November 6, 2010
Last month, the federal Competition Bureau started a criminal investigation into possible collusion involving the Quebec construction industry. The investigation is separate from an on-going investigation by the Bureau of the Quebec construction industry into bid-rigging, intimidation, fraud and influence. This investigation, together with others, shows that the Competition Bureau has significantly stepped up its enforcement efforts against the construction and other industries and is being closely watched by companies in British Columbia.
In the last year alone, the Bureau has assessed over $28 million in fines against companies for price-fixing, including $3 million against suppliers of air compressors, $17 million against air cargo suppliers, $2.7 million against gasoline suppliers and $5.6 million against hydrogen peroxide suppliers.
The Bureau tends to take enforcement action against companies, including when there is evidence of a criminal conspiracy, abuse of dominance, misleading advertising or deceptive marketing. Of these, the criminal conspiracies and abuse of dominance remain top enforcement priorities. With the Commissioner of Competition recently remarking that the Bureau currently had 42 on-going criminal investigations in Canada, this is also not merely enforcement agency bluster.
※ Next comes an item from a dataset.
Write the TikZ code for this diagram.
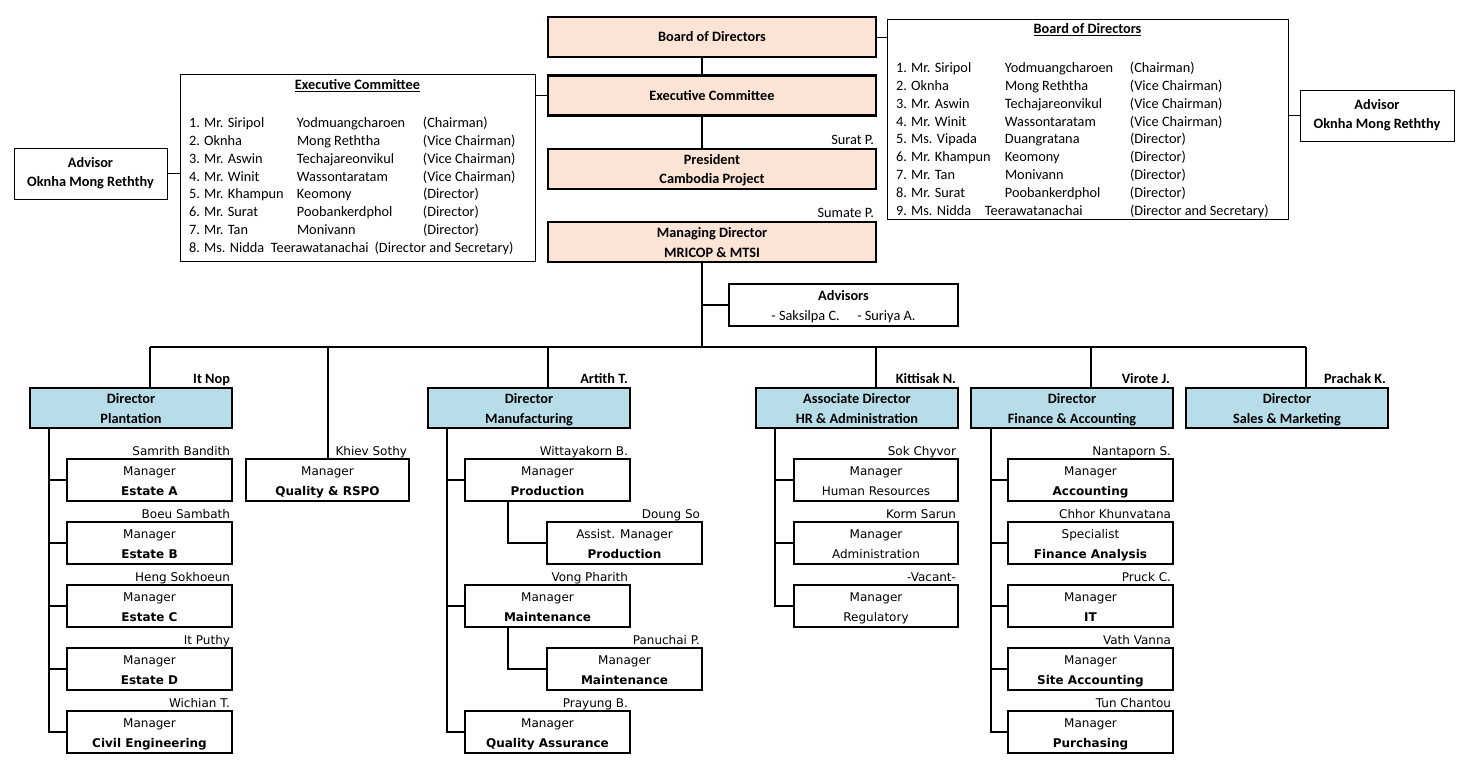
\documentclass[tikz,border=0pt]{standalone}
\usepackage{fontspec}
\setmainfont{Carlito}
\newfontfamily\tah{DejaVu Sans}
\definecolor{peach}{HTML}{FBE3D5}
\definecolor{lblue}{HTML}{B7DDE8}
\begin{document}
\begin{tikzpicture}[x=1pt,y=-1pt,
 every node/.style={inner sep=0pt, outer sep=0pt},
 twoA/.style={text height=33pt, text depth=2pt},
 twoB/.style={text height=32pt, text depth=2pt},
 topbox/.style={draw, line width=2.2pt, fill=peach, minimum width=328pt, minimum height=40pt, font=\fontsize{14.3}{20}\selectfont\bfseries, align=center},
 dirbox/.style={twoB, draw, line width=2.2pt, fill=lblue, minimum height=40pt, font=\fontsize{14.3}{20}\selectfont\bfseries, align=center},
 mgrbox/.style={twoA, draw, line width=2.2pt, fill=white, minimum width=165pt, minimum height=42pt, font=\tah\fontsize{12}{20}\selectfont, align=center},
 advbox/.style={draw, line width=0.8pt, fill=white, font=\fontsize{14.3}{19}\selectfont\bfseries, align=center},
 listbox/.style={draw, line width=0.8pt},
 conn/.style={line width=2pt},
 thinconn/.style={line width=0.8pt},
 nm/.style={anchor=base east, font=\tah\fontsize{12}{13}\selectfont},
 nmb/.style={anchor=base east, font=\fontsize{14.3}{15}\selectfont\bfseries},
 nmr/.style={anchor=base east, font=\fontsize{14.3}{15}\selectfont},
 listtxt/.style={anchor=north west, font=\fontsize{14.3}{17.85}\selectfont},
 ttl/.style={font=\fontsize{14.3}{15}\selectfont\bfseries},
]
\useasboundingbox (0,0) rectangle (1460,773);

% ---------- top chain ----------
\node[topbox] (bod) at (712,37) {Board of Directors};
\node[topbox] (ec) at (712,95.5) {Executive Committee};
\node[topbox, twoB] (pres) at (712,169) {President\\Cambodia Project};
\node[topbox, twoB] (md) at (712,242) {Managing Director\\MRICOP \& MTSI};
\node[nmr] (suratlbl) at (874,145) {Surat P.};
\node[nmr] (sumatelbl) at (874,217) {Sumate P.};
\coordinate (spine) at (702,0);
\draw[conn] (spine |- bod.south) -- (spine |- ec.north);
\draw[conn] (spine |- ec.south) -- (spine |- pres.north);

% ---------- Executive committee list ----------
\node[listbox, minimum width=355pt, minimum height=187pt] (eclist) at (357.5,167.5) {};
\node[ttl] (ectitle) at (357.5,86) {\underline{Executive Committee}};
\node[listtxt] (ectext) at (189,115) {%
\begin{tabular}{@{}p{108pt}@{}p{126pt}@{}l@{}}
1. Mr. Siripol & Yodmuangcharoen & (Chairman)\\
2. Oknha & Mong Reththa & (Vice Chairman)\\
3. Mr. Aswin & Techajareonvikul & (Vice Chairman)\\
4. Mr. Winit & Wassontaratam & (Vice Chairman)\\
5. Mr. Khampun & Keomony & (Director)\\
6. Mr. Surat & Poobankerdphol & (Director)\\
7. Mr. Tan & Monivann & (Director)\\
8. Ms. Nidda & \multicolumn{2}{@{}l@{}}{\hspace{-26pt}Teerawatanachai\hspace{6pt}(Director and Secretary)}\\
\end{tabular}};
\draw[thinconn] (ec.west) -- (eclist.east |- ec.west);

\node[advbox, minimum width=153pt, minimum height=51pt] (advl) at (90.5,173.5) {Advisor\\Oknha Mong Reththy};
\draw[thinconn] (advl.east) -- (eclist.west |- advl.east);

% ---------- Board list ----------
\node[listbox, minimum width=401pt, minimum height=200pt] (bodlist) at (1087.5,119) {};
\node[ttl] (bodtitle) at (1087.5,30) {\underline{Board of Directors}};
\node[listtxt] (bodtext) at (896,60) {%
\begin{tabular}{@{}p{109pt}@{}p{125pt}@{}l@{}}
1. Mr. Siripol & Yodmuangcharoen & (Chairman)\\
2. Oknha & Mong Reththa & (Vice Chairman)\\
3. Mr. Aswin & Techajareonvikul & (Vice Chairman)\\
4. Mr. Winit & Wassontaratam & (Vice Chairman)\\
5. Ms. Vipada & Duangratana & (Director)\\
6. Mr. Khampun & Keomony & (Director)\\
7. Mr. Tan & Monivann & (Director)\\
8. Mr. Surat & Poobankerdphol & (Director)\\
9. Ms. Nidda & \hspace{-20pt}Teerawatanachai & (Director and Secretary)\\
\end{tabular}};
\draw[thinconn] (bod.east) -- (bodlist.west |- bod.east);

\node[advbox, minimum width=154pt, minimum height=51pt] (advr) at (1377,115.5) {Advisor\\Oknha Mong Reththy};
\draw[thinconn] (bodlist.east |- advr.west) -- (advr.west);

% ---------- Advisors ----------
\node[twoB, draw, line width=2.2pt, minimum width=229pt, minimum height=42pt, align=center, font=\fontsize{14.3}{20}\selectfont] (advs) at (843.5,305) {\textbf{Advisors}\\- Saksilpa C.\quad\ - Suriya A.};
\coordinate (bus) at (702,347);
\draw[conn] (spine |- md.south) -- (bus);
\draw[conn] (spine |- advs.west) -- (advs.west);

% ---------- Directors ----------
\node[dirbox, minimum width=202pt] (dpl) at (131,408) {Director\\Plantation};
\node[dirbox, minimum width=202pt] (dmf) at (529,408) {Director\\Manufacturing};
\node[dirbox, minimum width=202pt] (dhr) at (857,408) {Associate Director\\HR \& Administration};
\node[dirbox, minimum width=202pt] (dfa) at (1072,408) {Director\\Finance \& Accounting};
\node[dirbox, minimum width=202pt] (dsm) at (1287,408) {Director\\Sales \& Marketing};
\node[nmb] (n1) at (230,383) {It Nop};
\node[nmb] (n2) at (628,383) {Artith T.};
\node[nmb] (n3) at (956,383) {Kittisak N.};
\node[nmb] (n4) at (1170,383) {Virote J.};
\node[nmb] (n5) at (1386,383) {Prachak K.};

\node[mgrbox, minimum width=163pt] (qr) at (327.5,480) {Manager\\\textbf{Quality \& RSPO}};
\node[nm] (nqr) at (407,455) {Khiev Sothy};

% bus and drops
\coordinate (bl) at (150,347);
\coordinate (br) at (1306,347);
\draw[conn] (bl) -- (br);
\draw[conn] (bl) -- (bl |- dpl.north);
\draw[conn] (327.5,347) -- (qr.north);
\draw[conn] (548,347) -- (548,388);
\draw[conn] (876,347) -- (876,388);
\draw[conn] (1091,347) -- (1091,388);
\draw[conn] (br) -- (br |- dsm.north);

% ---------- Plantation column ----------
\node[mgrbox] (ea) at (149.5,480) {Manager\\\textbf{Estate A}};
\node[mgrbox] (eb) at (149.5,543) {Manager\\\textbf{Estate B}};
\node[mgrbox] (ecc) at (149.5,606) {Manager\\\textbf{Estate C}};
\node[mgrbox] (ed) at (149.5,669) {Manager\\\textbf{Estate D}};
\node[mgrbox] (ce) at (149.5,732) {Manager\\\textbf{Civil Engineering}};
\node[nm] at (230,455) {Samrith Bandith};
\node[nm] at (230,518) {Boeu Sambath};
\node[nm] at (230,581) {Heng Sokhoeun};
\node[nm] at (230,644) {It Puthy};
\node[nm] at (230,707) {Wichian T.};
\coordinate (pl) at (49,428);
\draw[conn] (pl) -- (pl |- ce.west) -- (ce.west);
\foreach \b in {ea,eb,ecc,ed} \draw[conn] (pl |- \b.west) -- (\b.west);

% ---------- Manufacturing column ----------
\node[mgrbox] (pro) at (547.5,480) {Manager\\\textbf{Production}};
\node[mgrbox, minimum width=155pt] (apro) at (624.5,543) {Assist. Manager\\\textbf{Production}};
\node[mgrbox] (mai) at (547.5,606) {Manager\\\textbf{Maintenance}};
\node[mgrbox, minimum width=155pt] (mai2) at (624.5,669) {Manager\\\textbf{Maintenance}};
\node[mgrbox] (qa) at (547.5,732) {Manager\\\textbf{Quality Assurance}};
\node[nm] at (628,455) {Wittayakorn B.};
\node[nm] at (700,518) {Doung So};
\node[nm] at (628,581) {Vong Pharith};
\node[nm] at (700,644) {Panuchai P.};
\node[nm] at (628,707) {Prayung B.};
\coordinate (mf) at (447,428);
\draw[conn] (mf) -- (mf |- qa.west) -- (qa.west);
\foreach \b in {pro,mai} \draw[conn] (mf |- \b.west) -- (\b.west);
\draw[conn] (508,501) -- (508,543) -- (apro.west);
\draw[conn] (508,627) -- (508,669) -- (mai2.west);

% ---------- HR column ----------
\node[mgrbox, minimum width=164pt] (hr) at (876,480) {Manager\\Human Resources};
\node[mgrbox, minimum width=164pt] (adm) at (876,543) {Manager\\Administration};
\node[mgrbox, minimum width=164pt] (reg) at (876,606) {Manager\\Regulatory};
\node[nm] at (956,455) {Sok Chyvor};
\node[nm] at (956,518) {Korm Sarun};
\node[nm] at (956,581) {-Vacant-};
\coordinate (hc) at (775,428);
\draw[conn] (hc) -- (hc |- reg.west) -- (reg.west);
\foreach \b in {hr,adm} \draw[conn] (hc |- \b.west) -- (\b.west);

% ---------- Finance column ----------
\node[mgrbox] (acc) at (1090.5,480) {Manager\\\textbf{Accounting}};
\node[mgrbox] (fan) at (1090.5,543) {Specialist\\\textbf{Finance Analysis}};
\node[mgrbox] (it) at (1090.5,606) {Manager\\\textbf{IT}};
\node[mgrbox] (sacc) at (1090.5,669) {Manager\\\textbf{Site Accounting}};
\node[mgrbox] (pur) at (1090.5,732) {Manager\\\textbf{Purchasing}};
\node[nm] at (1171,455) {Nantaporn S.};
\node[nm] at (1171,518) {Chhor Khunvatana};
\node[nm] at (1171,581) {Pruck C.};
\node[nm] at (1171,644) {Vath Vanna};
\node[nm] at (1171,707) {Tun Chantou};
\coordinate (fc) at (991,428);
\draw[conn] (fc) -- (fc |- pur.west) -- (pur.west);
\foreach \b in {acc,fan,it,sacc} \draw[conn] (fc |- \b.west) -- (\b.west);
\end{tikzpicture}
\end{document}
Under the Competition Act, it is illegal for individuals or companies to, among other things, fix prices with competitors, rig bids or engage in intentional misleading advertising. The Competition Act also regulates a variety of civil (i.e., non-criminal) conduct including some types of marketing and advertising, mergers and companies that abuse their dominant position. In addition, the Act applies to virtually all businesses and industries in Canada.
Canada’s New Conspiracy Law
In March, 2009 the Competition Act was significantly amended, with some changes coming into effect this year. These included three new criminal offences for price-fixing, market/division and supply restriction agreements. It is now “per se” illegal (i.e., without needing to show any adverse market effects) for competitors to, for example, fix the prices of their products or agree to divide geographic territories, customers or product lines.
The maximum penalties for criminal conspiracy agreements have also now more than doubled, with fines of up to $25 million (per count), imprisonment for up to fourteen years, or both. The penalties for criminal bid-rigging agreements have also been increased with a new bid-rigging offence having been introduced.
Based on the significant penalties, as well as director and officer liability, the potential risks associated with price-fixing activities are clear. Issues can, however, also arise in connection with many types of common commercial activities including joint ventures and strategic alliances between competitors and trade association activities (e.g., meetings, information exchanges, collective negotiations or attempts to regulate member fees or marketing).
In addition, certain industries and markets are more at risk than others – for example, industries that are declining, highly consolidated or where it is difficult to compete other than on price (e.g., construction, cement, steel, chemical inputs, etc.).
Implications and Steps to Reduce Risk
The Bureau’s stepped up enforcement efforts and increased penalties means that there is heightened risk associated with some types of business activities.
As such, British Columbia companies should be aware of the new rules, the potential risks related to some types of activities and steps that can be taken to reduce potential liability. These include:
Competition compliance and document retention programs. Adopt a competition compliance and document retention program to reduce potential liability. An effective document retention program is particularly important, given that many investigations are based on a company’s own internal documents produced on a voluntary or compelled basis (i.e., based on a court order).
Trade associations. Trade associations should have competition compliance programs or at minimum competition law guidelines for key activities, including meetings, get-togethers, contract negotiations, etc. before companies permit employees to join and participate.
Accurate communications. Ensure that all employees are aware of the importance of accurate internal and external communications from a competition law perspecitive– i.e., not incorrectly suggesting that prices/fees have been fixed, markets or customers have been divided or that an agreement or arrangement exists to limit supply.
Joint ventures and strategic alliances. Ensure that significant initiatives with competitors – for example joint venture and strategic alliance agreements – are reviewed by competent legal counsel for potential competition law concerns.
Information exchanges. Avoid the exchange of competitively sensitive information with competitors and potential competitors (e.g., current or future pricing, costs, customers or business or strategic plans).
Competitive bids and tenders. Do not agree with competing bidders to arrange the terms of a bid, withdraw a bid already made or not submit a bid. In addition, if participating in a bid consortium, ensure that the rules requiring disclosure before a bid is made are complied with (which can act as a defence).
Dealing with competitors. Ensure that employees are aware of what is and isn’t appropriate to discuss with competitors, as well as the types of competitor collaborations that can raise competition law issues in some cases (e.g., trade associations or joint ventures/strategic alliances).